The arrival of Alexis Sanchez at Manchester United ruffled the feathers of the world of football for a number of different reasons, largely due to his astronomical wages. Quite why there was such an outrage that the world’s richest club can pay their players handsomely is anybody’s guess. Many different reactions to this transfer have been ludicrous, none more so than the calls for Marcus Rashford to leave United in search of regular first-team football. These suggestions, quite frankly, come down to lazy punditry and a lack of insight.
Rashford is everything that a Man Utd player should be.
He’s supremely talented: his raw pace combines with an innate ability to slalom past his man with ease. He has a good eye for goal too. There’s another trait the Englishman possesses that makes him a unique asset at Man United; he’s not afraid to try things. The same quality can be found within new man Sanchez, but it’s something that’s becoming far less common among a generation of players who have been coached so much that they refuse to take risks.
The Perfect Club
If you’re a youth prospect in this country, is there a better place to go and make a name for yourself than Manchester United?
The Red Devils have had a youth academy graduate in their squad for every game since the 1930s; an astonishing record when we consider that we’re in an age that demands instant results . United set the perfect example for this: the trust Jose Mourinho — “the man who doesn’t play the kids” — has shown in Rashford and Scott McTominay has been superb, unlike a certain someone from the blue side of Manchester.
Up until the clash against Tottenham at Wembley, Rashford was the only man to appear in every game this season for United, whether that be starting or coming off the bench. If it weren’t for substitute Marouane Fellaini getting injured and needing to be replaced after just eight minutes, he would’ve come on in that one as well.

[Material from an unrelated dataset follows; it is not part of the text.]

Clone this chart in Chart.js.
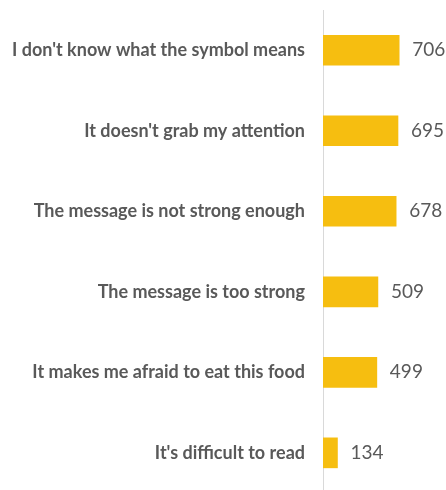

This current United squad is blessed with a wealth of attacking talent: Sanchez and Rashford have competition with the likes of Juan Mata, Anthony Martial, Zlatan Ibrahimovic, Jesse Lingard, Romelu Lukaku and Paul Pogba. It’s little wonder United are the best of the rest in the Premier League right now. Rashford, as a young and developing player, doesn’t automatically slot into one of the first-team spots on merit, especially if Mourinho pursues the much-desired 4-3-3 to get the best out of Pogba. Something Rashford does have on his side is versatility.

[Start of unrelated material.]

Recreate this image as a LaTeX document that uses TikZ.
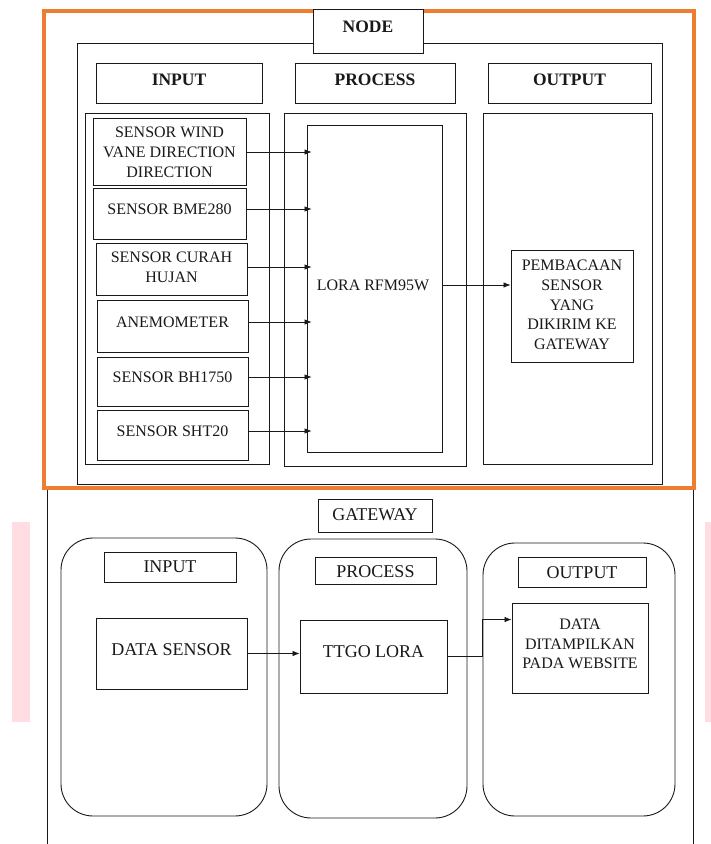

The youngster can be deployed on either wing and through the middle to great effect. His electric pace is extremely difficult to deal with from any position on the pitch. His physical attributes also make him a highly effective substitute, with the ability to terrorise defences who are fatigued from 60-70 minutes onwards.
The Main Man
Although there is a high level of trust placed on Rashford as an individual player, there is definitely not enough there yet to make him the main man at Old Trafford. Historically, being the main man at United has been difficult. Very few have achieved the feat. The great teams of the Champions League successes of 1968 and 1999 didn’t really have one. The United trinity of George Best, Denis Law and Bobby Charlton were all superstars in their own right, and the 1999 team contained a mixture of experienced heads. Only the likes of Eric Cantona, Cristiano Ronaldo and Wayne Rooney have spearheaded a Man United team as the clear focal point of the side, for an extended period of time.
Right now at Old Trafford, United have a core group of five young players who, provided they remain at the club, can carry them through the better part of a decade. Pogba, Lingard, Martial, Lukaku and Rashford are all under the age of 25; an ideal age to be able to build the team around them. With the added bonus of experienced heads of Sanchez and Ibrahimovic, these guys have all the resources they need to develop into a world-class attacking unit.
The arrival of Alexis Sanchez does deliver a temporary setback to the progression of Marcus Rashford at Manchester United. However, he is an embodiment of everything the Red Devils stand for, and will be a huge part of any success the club has in the coming years.